Christ is telling us to go into our rooms to pray, which is what we do before bedtime. Does it mean that we should not pray in Church? Of course not! He had just warned us in a sentence before this that we are not to pray like hypocrites, who enjoy being seen at prayer by others. Jesus never liked spiritual showoffs, and He doesn’t want anyone called by His name to be like them. Private prayer and congregational prayer are complimentary. When you present yourself at the liturgy, you bring with you the soul you are honing and shaping by your daily personal prayers. Christ Jesus is there with you in the stillness of your privacy, and He greets you along with your sisters and brothers in faith who gather together to be with Him in Church.

He means that in order to tune our souls into the Holy Spirit, we are to shut out all distractions. We have five portals on our bodies that cause disturbances, if we allow them to dominate our inner selves: Prayer time is not for listening to music, watching television, eating, or such. Prayer demands concentration. We must take charge of our thoughts, which is not a simple matter. Even during the holy liturgy we are invited to “Lay aside all earthly cares” at one point, and be like the cherubs fixed on nothing but the awareness of the Father. Here is a challenge for us all.

Another prayer test comes from St. Paul: “Rejoice always, pray without ceasing, give thanks in all circumstances; for this is the will of God…” (I Thessalonians 5:17). Let happiness be your constant attitude. It can happen only if you grow spiritually to the heights where you will be able to “give thanks in all circumstances.” Everything that happens to us is a potential lesson. Life teaches us to endure suffering and crush pride, to pray for grace when difficulties arise, and to accept each moment of life as a precious gift from the Lord.

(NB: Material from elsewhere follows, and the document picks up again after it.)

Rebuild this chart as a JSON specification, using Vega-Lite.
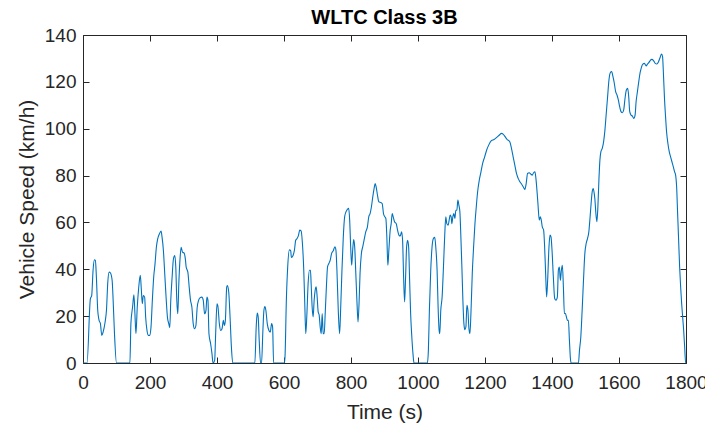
{
  "$schema": "https://vega.github.io/schema/vega-lite/v6.json",
  "width": 603,
  "height": 328,
  "autosize": {"type": "none"},
  "padding": {"left": 83, "top": 35, "right": 19, "bottom": 61},
  "background": "white",
  "title": {"text": "WLTC Class 3B", "fontSize": 20, "fontWeight": "bold", "font": "Liberation Sans", "color": "#000000", "offset": -2, "anchor": "middle"},
  "config": {"view": {"stroke": null}},
  "data": {"values": [
    {"t":0,"v":0},{"t":12,"v":0},{"t":22,"v":27.4},{"t":26,"v":28.8},{"t":30,"v":39.5},{"t":34,"v":44},{"t":37,"v":43.8},{"t":40,"v":36.6},{"t":44,"v":22.4},{"t":48,"v":18.2},{"t":52,"v":16.8},{"t":56,"v":11.8},{"t":60,"v":13.2},{"t":66,"v":17.5},{"t":70,"v":22.4},{"t":74,"v":34.5},{"t":78,"v":38.8},{"t":82,"v":38.4},{"t":87,"v":35.2},{"t":90,"v":26.7},{"t":94,"v":12.5},{"t":100,"v":0},{"t":140,"v":0},{"t":143,"v":16.8},{"t":148,"v":23.9},{"t":152,"v":29.1},{"t":155,"v":21},{"t":158,"v":12.5},{"t":162,"v":23.9},{"t":166,"v":31.7},{"t":171,"v":37.4},{"t":174,"v":31.7},{"t":177,"v":25.3},{"t":180,"v":28.8},{"t":184,"v":28.1},{"t":187,"v":19.6},{"t":191,"v":13.9},{"t":195,"v":11.8},{"t":199,"v":11.8},{"t":203,"v":15.3},{"t":207,"v":26.7},{"t":211,"v":36.6},{"t":215,"v":42.3},{"t":219,"v":49.4},{"t":223,"v":53},{"t":228,"v":55.1},{"t":233,"v":56.3},{"t":236,"v":53.7},{"t":240,"v":48},{"t":244,"v":38.1},{"t":248,"v":28.1},{"t":252,"v":19.6},{"t":256,"v":16.8},{"t":259,"v":15.1},{"t":262,"v":26.7},{"t":266,"v":36.6},{"t":270,"v":44.5},{"t":274,"v":45.9},{"t":277,"v":40.9},{"t":280,"v":26.7},{"t":283,"v":21},{"t":286,"v":33.8},{"t":290,"v":45.2},{"t":293,"v":49.4},{"t":297,"v":47.3},{"t":302,"v":46.9},{"t":306,"v":43.8},
    {"t":308,"v":40.9},{"t":313,"v":38.8},{"t":317,"v":32.4},{"t":321,"v":26.7},{"t":325,"v":23.9},{"t":329,"v":16.8},{"t":333,"v":14.6},{"t":337,"v":16},{"t":341,"v":23.9},{"t":345,"v":26.7},{"t":349,"v":27.8},{"t":355,"v":28.1},{"t":359,"v":26.7},{"t":363,"v":21},{"t":367,"v":22.4},{"t":370,"v":28.1},{"t":373,"v":26.7},{"t":376,"v":12.5},{"t":381,"v":8.2},{"t":385,"v":4},{"t":388,"v":0},{"t":393,"v":1.1},{"t":396,"v":12.5},{"t":400,"v":25.3},{"t":403,"v":23.9},{"t":407,"v":16.8},{"t":411,"v":13.9},{"t":415,"v":14.6},{"t":419,"v":18.2},{"t":422,"v":16},{"t":425,"v":18.2},{"t":429,"v":32.4},{"t":431,"v":33.1},{"t":435,"v":30.3},{"t":439,"v":19.6},{"t":443,"v":6.8},{"t":447,"v":0},{"t":513,"v":0},{"t":517,"v":15.3},{"t":520,"v":21.3},{"t":523,"v":19.6},{"t":526,"v":9.7},{"t":530,"v":0},{"t":533,"v":0},{"t":537,"v":13.9},{"t":540,"v":22.4},{"t":543,"v":24.1},{"t":546,"v":22.4},{"t":550,"v":16.8},{"t":555,"v":13.9},{"t":559,"v":13.2},{"t":563,"v":16.8},{"t":566,"v":15.3},{"t":569,"v":0},{"t":601,"v":0},{"t":603,"v":2.6},{"t":607,"v":26.7},{"t":611,"v":40.9},{"t":616,"v":48.3},{"t":620,"v":48},
    {"t":622,"v":45},{"t":627,"v":45.9},{"t":631,"v":48.1},{"t":635,"v":52.4},{"t":639,"v":53.1},{"t":643,"v":54.4},{"t":647,"v":56.7},{"t":651,"v":56.4},{"t":655,"v":51},{"t":659,"v":39.6},{"t":662,"v":25.4},{"t":665,"v":12.5},{"t":668,"v":19.7},{"t":672,"v":33.9},{"t":676,"v":39.6},{"t":679,"v":39.6},{"t":681,"v":33.9},{"t":684,"v":23.9},{"t":687,"v":19.7},{"t":690,"v":26.8},{"t":693,"v":31},{"t":696,"v":32.5},{"t":699,"v":28.2},{"t":702,"v":21.8},{"t":705,"v":20.4},{"t":708,"v":15.4},{"t":711,"v":12.5},{"t":714,"v":21.1},{"t":717,"v":12.5},{"t":720,"v":12.5},{"t":723,"v":21.1},{"t":727,"v":33.9},{"t":730,"v":41},{"t":734,"v":42.5},{"t":738,"v":43.9},{"t":742,"v":46.7},{"t":747,"v":47.9},{"t":752,"v":49.6},{"t":755,"v":48.2},{"t":758,"v":39.6},{"t":762,"v":22.5},{"t":766,"v":12.5},{"t":769,"v":22.5},{"t":773,"v":39.6},{"t":777,"v":53.8},{"t":781,"v":62.4},{"t":785,"v":64.5},{"t":789,"v":65.5},{"t":793,"v":66},{"t":796,"v":61.1},{"t":799,"v":49.6},{"t":802,"v":41.7},{"t":805,"v":48.1},{"t":808,"v":52.7},{"t":811,"v":49.6},{"t":814,"v":39.6},{"t":818,"v":25.4},{"t":821,"v":17.5},{"t":824,"v":25.4},{"t":827,"v":38.2},{"t":831,"v":46.7},{"t":835,"v":49.6},{"t":839,"v":52.4},{"t":844,"v":56},{"t":849,"v":58.1},{"t":853,"v":62.4},{"t":857,"v":63.8},{"t":861,"v":66.7},{"t":865,"v":70.9},{"t":869,"v":74.5},{"t":872,"v":76.6},{"t":875,"v":75.2},{"t":879,"v":71.7},{"t":883,"v":68.8},{"t":889,"v":68.5},{"t":893,"v":68.1},{"t":897,"v":63.8},{"t":901,"v":62.4},{"t":904,"v":61.7},{"t":907,"v":53.8},{"t":910,"v":41.7},{"t":913,"v":48.1},{"t":917,"v":56.7},{"t":920,"v":59.5},{"t":923,"v":63.8},{"t":926,"v":62.4},{"t":930,"v":60.3},
    {"t":935,"v":59.5},{"t":939,"v":56.7},{"t":943,"v":54.6},{"t":947,"v":54.2},{"t":951,"v":56},{"t":954,"v":52.4},{"t":957,"v":36.8},{"t":960,"v":26.1},{"t":963,"v":36.8},{"t":966,"v":49.6},{"t":969,"v":52.4},{"t":972,"v":49.6},{"t":975,"v":35.3},{"t":978,"v":21.1},{"t":981,"v":12.5},{"t":985,"v":4},{"t":988,"v":0},{"t":1028,"v":0},{"t":1031,"v":5.4},{"t":1034,"v":22.5},{"t":1038,"v":39.6},{"t":1042,"v":49.6},{"t":1046,"v":53.1},{"t":1050,"v":53.6},{"t":1053,"v":49.6},{"t":1057,"v":39.6},{"t":1060,"v":23.9},{"t":1063,"v":14},{"t":1065,"v":12.5},{"t":1068,"v":22.5},{"t":1072,"v":28.2},{"t":1076,"v":41},{"t":1080,"v":55.3},{"t":1083,"v":62.4},{"t":1086,"v":59.5},{"t":1090,"v":58.8},{"t":1093,"v":61},{"t":1096,"v":63.1},{"t":1099,"v":62.4},{"t":1101,"v":59.5},{"t":1104,"v":62.4},{"t":1107,"v":63.8},{"t":1110,"v":61.7},{"t":1113,"v":65.2},{"t":1116,"v":65.2},{"t":1119,"v":69.5},{"t":1122,"v":67.4},{"t":1125,"v":64.5},{"t":1128,"v":53.8},{"t":1131,"v":41},{"t":1134,"v":26.8},{"t":1137,"v":16.8},{"t":1140,"v":14.2},{"t":1143,"v":15.4},{"t":1146,"v":24.6},{"t":1149,"v":22.5},{"t":1152,"v":14.7},{"t":1155,"v":12.5},{"t":1158,"v":21.1},{"t":1162,"v":38.2},{"t":1166,"v":49.6},{"t":1170,"v":59.5},{"t":1174,"v":66.7},{"t":1178,"v":73.1},{"t":1183,"v":78.1},{"t":1188,"v":81.6},{"t":1193,"v":85.2},{"t":1199,"v":88},{"t":1205,"v":90.9},{"t":1211,"v":93},{"t":1219,"v":94.9},{"t":1227,"v":95.4},{"t":1235,"v":96.3},{"t":1243,"v":97.3},{"t":1249,"v":98},
    {"t":1254,"v":97.7},{"t":1260,"v":96.6},{"t":1266,"v":95.4},{"t":1274,"v":94.4},{"t":1279,"v":91.6},{"t":1284,"v":88},{"t":1289,"v":84.5},{"t":1294,"v":80.9},{"t":1299,"v":78.8},{"t":1304,"v":77.4},{"t":1309,"v":76.4},{"t":1314,"v":75.2},{"t":1319,"v":74.1},{"t":1323,"v":76.7},{"t":1327,"v":80.9},{"t":1332,"v":81.2},{"t":1337,"v":80.6},{"t":1341,"v":80.2},{"t":1345,"v":81.2},{"t":1349,"v":81.6},{"t":1352,"v":78.8},{"t":1355,"v":73.8},{"t":1358,"v":68.1},{"t":1362,"v":61},{"t":1365,"v":62.4},{"t":1368,"v":61},{"t":1371,"v":58.1},{"t":1375,"v":56.7},{"t":1378,"v":49.6},{"t":1381,"v":38.2},{"t":1384,"v":28.2},{"t":1387,"v":35.3},{"t":1391,"v":49.6},{"t":1394,"v":54.6},{"t":1397,"v":53.8},{"t":1400,"v":48.3},{"t":1404,"v":36.8},{"t":1408,"v":27.5},{"t":1412,"v":26.8},{"t":1416,"v":28.2},{"t":1419,"v":39.6},{"t":1422,"v":41},{"t":1425,"v":35.3},{"t":1428,"v":39.6},{"t":1431,"v":41.7},{"t":1434,"v":32.5},{"t":1437,"v":21.1},{"t":1440,"v":21.1},{"t":1443,"v":19.7},{"t":1446,"v":18.2},{"t":1449,"v":18.2},{"t":1452,"v":9.7},{"t":1455,"v":1.8},{"t":1457,"v":0},{"t":1479,"v":0},{"t":1482,"v":5.4},{"t":1486,"v":11.1},{"t":1490,"v":22.5},{"t":1494,"v":35.3},{"t":1498,"v":46.7},{"t":1502,"v":51},{"t":1506,"v":53.1},{"t":1510,"v":56},{"t":1513,"v":61},{"t":1516,"v":66.7},{"t":1520,"v":73.1},{"t":1523,"v":74.5},{"t":1526,"v":72.4},
    {"t":1528,"v":70},{"t":1531,"v":63.8},{"t":1534,"v":60.3},{"t":1537,"v":66.7},{"t":1540,"v":78},{"t":1543,"v":86.6},{"t":1546,"v":90.2},{"t":1550,"v":91.6},{"t":1554,"v":94.4},{"t":1558,"v":99.4},{"t":1562,"v":106.6},{"t":1566,"v":113.7},{"t":1570,"v":120.8},{"t":1574,"v":123.9},{"t":1578,"v":124.4},{"t":1582,"v":122.2},{"t":1586,"v":119.4},{"t":1590,"v":115.8},{"t":1594,"v":114.4},{"t":1598,"v":112.3},{"t":1602,"v":109.4},{"t":1606,"v":107.3},{"t":1610,"v":106.8},{"t":1614,"v":108},{"t":1618,"v":113},{"t":1622,"v":116.5},{"t":1626,"v":117.2},{"t":1629,"v":113.7},{"t":1632,"v":107.3},{"t":1636,"v":105.8},{"t":1640,"v":105.4},{"t":1644,"v":104.4},{"t":1648,"v":105.8},{"t":1651,"v":111.5},{"t":1655,"v":115.8},{"t":1659,"v":120.1},{"t":1663,"v":123.9},{"t":1667,"v":126.2},{"t":1671,"v":127.6},{"t":1676,"v":127.9},{"t":1681,"v":126.8},{"t":1685,"v":127.6},{"t":1689,"v":128.2},{"t":1693,"v":129.1},{"t":1698,"v":129.6},{"t":1703,"v":129.1},{"t":1708,"v":127.9},{"t":1713,"v":127.6},{"t":1718,"v":128.6},{"t":1723,"v":130.5},{"t":1727,"v":131.9},{"t":1730,"v":130.8},{"t":1733,"v":122.2},{"t":1736,"v":112.3},{"t":1739,"v":105.1},{"t":1742,"v":98.7},{"t":1746,"v":93.7},{"t":1750,"v":90.2},{"t":1754,"v":88},{"t":1758,"v":85.9},{"t":1762,"v":83.8},{"t":1766,"v":81.6},{"t":1769,"v":80.2},{"t":1772,"v":75.2},{"t":1775,"v":63.8},{"t":1778,"v":52.4},{"t":1781,"v":41},{"t":1784,"v":32.5},{"t":1787,"v":25.4},{"t":1790,"v":19.7},{"t":1793,"v":14},{"t":1796,"v":6.8},{"t":1799,"v":0},{"t":1800,"v":0}
  ]},
  "layer": [
    {
      "mark": {"type": "line", "color": "#0072BD", "strokeWidth": 1.1, "interpolate": "monotone", "clip": true},
      "encoding": {
        "x": {"field": "t", "type": "quantitative", "scale": {"domain": [0, 1800], "nice": false, "zero": false},
          "axis": {"orient": "bottom", "values": [0,200,400,600,800,1000,1200,1400,1600,1800], "format": "d", "title": "Time (s)", "grid": false,
            "tickSize": -6, "tickColor": "#262626", "domainColor": "#262626", "labelColor": "#262626", "labelFont": "Liberation Sans", "labelFontSize": 19,
            "labelPadding": 16, "labelFlush": false, "labelOverlap": false, "labelBound": false,
            "titleFont": "Liberation Sans", "titleFontSize": 21, "titleFontWeight": "normal", "titleColor": "#262626", "titlePadding": 9}},
        "y": {"field": "v", "type": "quantitative", "scale": {"domain": [0, 140], "nice": false},
          "axis": {"orient": "left", "values": [0,20,40,60,80,100,120,140], "format": "d", "title": "Vehicle Speed (km/h)", "grid": false,
            "tickSize": -6, "tickColor": "#262626", "domainColor": "#262626", "labelColor": "#262626", "labelFont": "Liberation Sans", "labelFontSize": 19,
            "labelPadding": 13, "labelFlush": false, "labelOverlap": false, "labelBound": false,
            "titleFont": "Liberation Sans", "titleFontSize": 21, "titleFontWeight": "normal", "titleColor": "#262626", "titlePadding": 7}}
      }
    },
    {
      "mark": {"type": "line", "opacity": 0},
      "encoding": {
        "x": {"field": "t", "type": "quantitative",
          "axis": {"orient": "top", "values": [0,200,400,600,800,1000,1200,1400,1600,1800], "title": null, "labels": false, "grid": false,
            "tickSize": -6, "tickColor": "#262626", "domainColor": "#262626"}},
        "y": {"field": "v", "type": "quantitative",
          "axis": {"orient": "right", "values": [0,20,40,60,80,100,120,140], "title": null, "labels": false, "grid": false,
            "tickSize": -6, "tickColor": "#262626", "domainColor": "#262626"}}
      }
    }
  ],
  "resolve": {"axis": {"x": "independent", "y": "independent"}}
}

For that we thank Father, Son, and Holy Spirit by praying without ceasing. This is possible only when our minds are ever with the Lord. You say that’s impossible? I say: Have you never been in love? Remember how the object of your affection was indeed an obsession—you thought of nobody else—where she was, what she was thinking of, or doing, or how she looked at the moment. Remember? So it is with the Lord when you develop a God-consciousness. Prayer is constant communication with the Source of your life. Prayer is like the strings supporting the marionette.

When you develop this blessed habit, you will be able to drive away every evil thought. With the Lord as your constant companion, you will do your utmost to prevent Him from exposure to lust, pride, anger, and even the lesser sins, like frustration and discouragement. Rather than ask: What would Jesus do, you will know instinctively, or rather by the grace of the Holy Spirit what you should do in His name, and in His constant presence within your soul.

Mental prayer, for that is what it is, will warm your soul in such a way that you will take notice of its heat, and feel yourself grow cold when you lose it. You will walk in the light of the Spirit of God, and a glow will radiate from your heart and whole self. You will be like the blessed patriarchs and prophets of the Bible who “walked with God” while on earth, understanding who you are in the mind of the Lord Almighty.